Bien sûr, comparaison n’est pas raison (que vise au fond cet adage sot bien plus basé sur un jeu de sonorités -un bon point- que sur du sens ?) et 2021 est un anniversaire (séculaire) qui ne se répète pas chaque année, mais l’édition 2022 du Donaueschinger Musiktage, malgré, ou à cause de, sa bonne tenue, de ses habits de gendre du dimanche  -celui qui a son missel à lui à l’église (la blanche Christuskirche, éclairée de bleu pour une soirée Now Jazz d’improvisation si convenue qu’on y cherche encore la spontanéité, trop peu nourrie de la fraîcheur de la violoncelliste Tomeka Reid et de son instrument, gris marbre)-, de l’approfondissement du consensus par un public peut-être engourdi par la pandémie/la guerre/l’inflation, qui disperse son discernement au travers d’applaudissements amollis, cette édition donc, pourtant porteuse d’espoirs avec sa floppée de compositeurs à découvrir, sa dizaine de concerts, du plus petit (un inattendu duo de trombones) au plus grand effectif (l’Orchestre Symphonique de la SWR réparti en trois plateaux), son organisation soignée (un peu tatillonne, aux Donauhallen sous alerte policière, quant au type de sac interdit en salle mais parfois aussi banni du vestiaire -à caser alors dans le « blauer Bus » sur le parking (mais t’as vu la file ?), son environnement sympathique (la ville de Donaueschingen, qui vit, mange et dort ces jours-là au rythme des centaines de festivaliers), son public mi-cheveux blancs, mi-tignasses estudiantines (et quelques-uns entre les deux), ces Musiktage 2022 laissent un goût de trop peu : trop peu de cette folie qu’on décrie chez un Stephan Prins mais qui rafraîchirait n’importe quel mamelon du désert censé accueillir des jeux d’hiver, trop peu de ce courant d’air qu’on trouve dans les fulgurances d’un Jean-Luc Fafchamps quand il cherche où est la fin, trop peu de ces remises en cause plus que formelles auxquelles nous ont nourri (avec des bonheurs aléatoires) les Fausto Romitelli, John Cage ou Luigi Nono.

On sait que 2022, à Donaueschingen, est une année de changement de règne : exit Björn Gottstein, responsable d’une programmation qu’il n’est plus là pour mettre en œuvre et inxit Lydia Rilling, maman (en vrai et en congé parental) mais sans les rênes d’une édition où elle n’est pas, remplacée par Eva Maria Müller, souriante et sympathique mais difficilement accessible à ceux qui ne parlent pas l’allemand (le bilinguisme des annonces aide cette partie du public, qui se débrouille, parle des langues, mais pas toutes)- un air de flottement donc, à quoi on laisse l’année pour dissiper le brouillard et orienter la visée auditive vers ce que sont les musiques nouvelles aujourd’hui.

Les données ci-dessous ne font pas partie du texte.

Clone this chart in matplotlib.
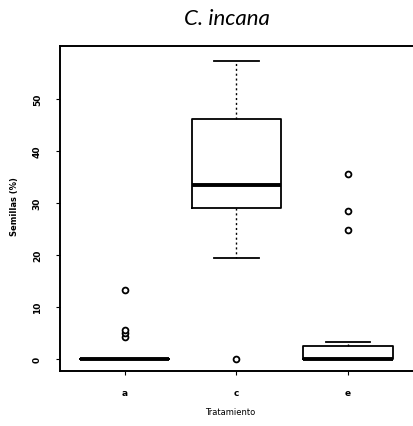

A moins que… A moins que ces musiques nouvelles elles-mêmes… Que les compositeurs d’aujourd’hui… Un creux ? Une crise d’inspiration ? Une stagnation, un immobilisme, une posture figée, un garde-à-vous ? Mais non. Ils sont là, dans la salle peut-être, ceux qui rêvent d’innover, encore, qui débordent d’idées, dont certaines franchiront le stade de l’ébauche et s’épanouiront sur une scène (ou plusieurs), comme cette jeune espagnole, Ixta (du nom de ce volcan mexicain à la forme de femme endormie), qui étudie la composition à Linz, en Autriche, auprès de Carola Bauckholt, tient difficilement en place, note fébrilement ses pensées sur un petit carnet pendant le concert (« je compose à partir d’un narratif ») et assure, avec un large sourire, ironique et sérieux, qu’elle a « le prénom adéquat pour être célèbre ».